Le Conseil national du numérique peut-il peser sur la politique sécuritaire de l’exécutif malgré son rôle uniquement consultatif ? C’est le souhait que l’organisme vient de formuler dans une lettre, dans un contexte où l’état d’urgence a été prorogé une sixième fois par le parlement et alors que le gouvernement entend faire adopter une loi introduisant plusieurs de ses mesures dans le droit commun.
Interpellant le ministre de l’Intérieur Gérard Collomb, les trois vice-présidents du Conseil, Guy Mamou-Mani, Sophie Pène et Amal Taleb, disent « vivement » souhaiter accompagner l’action de la place Beauvau afin de « proposer une collaboration utile sur la question du délicat équilibre entre libertés et sécurité ». Car, s’ils ne le disent pas, ils trouvent que c’est toujours du côté de la sécurité que le curseur se déplace.
« Le Conseil est particulièrement préoccupé par la trajectoire sécuritaire opérée ces dernières années, en particulier sur le numérique et les réseaux d’échange. Dans le discours politique, ces derniers apparaissent bien souvent comme des ‘coupables idéaux’ », observe le Conseil. Internet est ainsi parfois considéré comme une zone de non-droit où la loi du plus fort régnerait.
« Ainsi servent-ils généralement de terrain d’expérimentation pour le déploiement dans le droit commun des instruments sécuritaires, l’opinion publique s’accommodant plus facilement d’une surveillance en ligne globalement considérée comme moins intrusive », continue l’organisme consultatif. Après tout, n’entend-on pas parfois des internautes dire n’avoir rien à cacher ?
Le chiffrement est un outil vital pour la sécurité en ligne
La missive revient en particulier sur deux enjeux qui intéressent directement le Conseil, à savoir le chiffrement et le fichier TES. « Le chiffrement est un outil vital pour la sécurité en ligne », rappellent les trois vice-présidents, alors que des déclarations de Gérard Collomb et Emmanuel Macron font crainte à un futur affaiblissement de la cryptographie au nom de la lutte antiterroriste.
Quant au fichier TES, qui a été déployé en France malgré la très vive opposition du Conseil qui a demandé à plusieurs reprises la suspension du décret d’application, l’instance « tient à réaffirmer ses préoccupations […]. Dans un contexte où les fuites de données sont légion et les attaques informatiques de plus en plus redoutables, la centralisation de ces données sensibles soulève des inquiétudes légitimes ».
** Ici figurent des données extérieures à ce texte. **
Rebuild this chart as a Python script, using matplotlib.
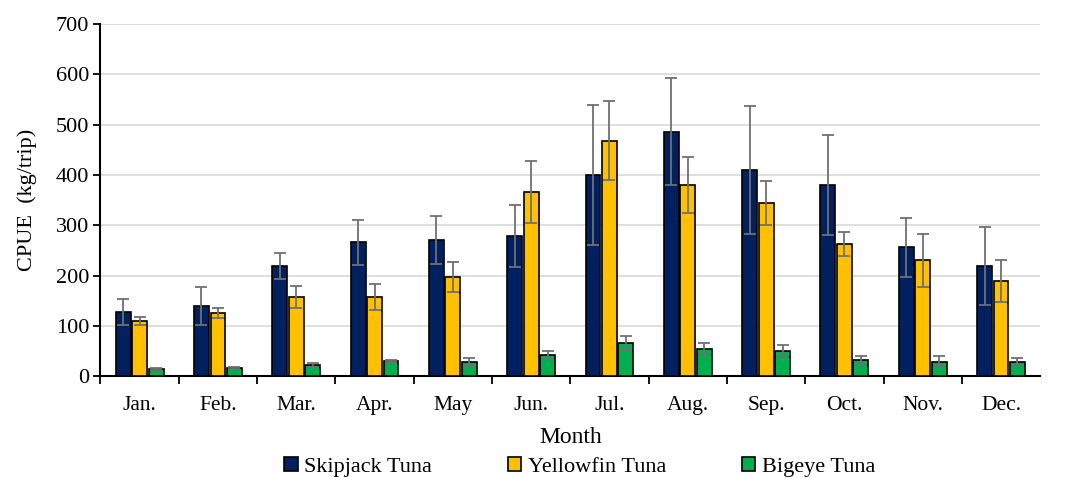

À ce sujet, il sera intéressant de voir comment avancera le dossier du fichier TES dans un gouvernement où l’un des membres, en l’occurrence Mounir Majhoubi, aujourd’hui devenu Secrétaire d’État au numérique, s’était très fortement opposé à la centralisation d’autant de données personnelles sur la quasi-totalité de la population. Il avait également renouvelé ses critiques dans nos colonnes :
« Le plus gros problème […], c’est l’incompétence, le manque de transparence, l’absence de dialogue et les graves lacunes en matière de gouvernance. […] C’est un projet qui du début à la fin n’a pas été traité par les meilleurs experts possibles du côté de l’État », avait-il lancé. Mais, questionné sur l’idée la suspension ou l’abandon du fichier, le responsable numérique de la campagne de Macron s’était montré flou.
Reste à savoir si le Conseil trouvera en Mounir Majhoubi un relais utile pour faire remontrer les craintes de l’instance consultative au gouvernement. Le sera-t-il, lui qui en a été justement le président pendant près d’un an ? Les vice-présidents l’espèrent sans doute, car ils ne veulent plus que le renforcement de la sécurité se fasse en rognant sur le respect des libertés individuelles et collectives.